Hosni Mubarak watches a victory parade in 1974. (Harry Koundjakjian/AP)

After Sadat's assassination, Mubarak became the president, ruling Egypt for almost 30 years. He stepped down during the 2011 revolution, after which a council of top generals ruled the country for 1 1/2 years until Egypt held its first democratic election.

Mohamed Hussein Tantawi (Feb. 2011-June 2012)

Mohammed Hussein Tantawi meets with officials at the ministry of defence in Cairo in 2012. (AFP/Getty Images)

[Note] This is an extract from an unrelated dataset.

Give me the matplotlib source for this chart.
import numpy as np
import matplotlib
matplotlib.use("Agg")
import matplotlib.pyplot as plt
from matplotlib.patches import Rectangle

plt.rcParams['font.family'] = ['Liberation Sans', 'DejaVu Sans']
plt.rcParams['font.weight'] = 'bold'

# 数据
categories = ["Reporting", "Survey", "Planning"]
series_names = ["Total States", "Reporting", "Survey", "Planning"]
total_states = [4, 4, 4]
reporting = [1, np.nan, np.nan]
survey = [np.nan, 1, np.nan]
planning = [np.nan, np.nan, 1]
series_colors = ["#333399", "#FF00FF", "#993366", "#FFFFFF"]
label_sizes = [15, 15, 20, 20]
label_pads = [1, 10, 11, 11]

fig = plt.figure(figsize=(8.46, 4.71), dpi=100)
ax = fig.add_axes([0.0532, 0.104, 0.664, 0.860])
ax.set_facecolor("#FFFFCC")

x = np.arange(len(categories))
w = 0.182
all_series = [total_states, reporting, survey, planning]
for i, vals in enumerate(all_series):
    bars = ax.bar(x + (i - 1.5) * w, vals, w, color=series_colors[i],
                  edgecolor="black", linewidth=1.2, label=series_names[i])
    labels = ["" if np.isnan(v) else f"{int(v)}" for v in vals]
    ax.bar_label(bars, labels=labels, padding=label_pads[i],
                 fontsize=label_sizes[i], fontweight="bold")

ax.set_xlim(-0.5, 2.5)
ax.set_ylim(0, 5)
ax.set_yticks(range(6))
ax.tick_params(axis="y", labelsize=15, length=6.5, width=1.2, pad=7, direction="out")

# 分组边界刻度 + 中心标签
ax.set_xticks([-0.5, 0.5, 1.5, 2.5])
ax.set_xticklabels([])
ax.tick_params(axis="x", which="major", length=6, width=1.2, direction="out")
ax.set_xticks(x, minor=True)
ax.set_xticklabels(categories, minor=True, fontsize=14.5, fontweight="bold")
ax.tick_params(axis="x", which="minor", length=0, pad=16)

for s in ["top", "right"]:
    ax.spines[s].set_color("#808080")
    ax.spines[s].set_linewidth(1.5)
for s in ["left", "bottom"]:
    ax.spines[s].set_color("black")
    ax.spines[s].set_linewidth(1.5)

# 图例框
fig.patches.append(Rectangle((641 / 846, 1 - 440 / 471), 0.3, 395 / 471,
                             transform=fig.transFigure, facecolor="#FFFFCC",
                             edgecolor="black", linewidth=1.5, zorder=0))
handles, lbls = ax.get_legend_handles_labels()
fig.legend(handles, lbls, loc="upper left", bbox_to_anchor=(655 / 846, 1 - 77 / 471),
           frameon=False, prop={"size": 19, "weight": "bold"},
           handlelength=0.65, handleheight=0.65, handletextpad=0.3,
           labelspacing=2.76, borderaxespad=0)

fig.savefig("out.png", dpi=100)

Tantawi, who was the commander in chief of the Egyptian military, became the head of Egypt's Supreme Council of the Armed Forces - the de facto head of state - after Mubarak's ouster. Soon after his 2012 election, Islamist President Mohamed Morsi pushed Tantawi into retirement and replaced him with Sissi.

Mohamed Morsi (June 2012-July 2013)

Mohammed Morsi holds a news conference at the Presidential palace in Cairo in 2014. (Maya Alleruzzo/AP)

Morsi, a Muslim Brotherhood stalwart, became the first democratically elected head of state in Egypt's history. But he quickly isolated his political opposition and earned a tide of new enemies by granting himself nearly unlimited powers, pushing through an Islamist-backed constitution and failing to fix the country's biggest woe - its economy. Sissi led a coup to remove Morsi after mass protests called for his ouster.

Abdel Fatah al-Sissi (Running for presidency)


The field marshal, who commands vast popularity and who retired as defense minister on Wednesday, will be seeking the presidency this spring; he is almost certain to win.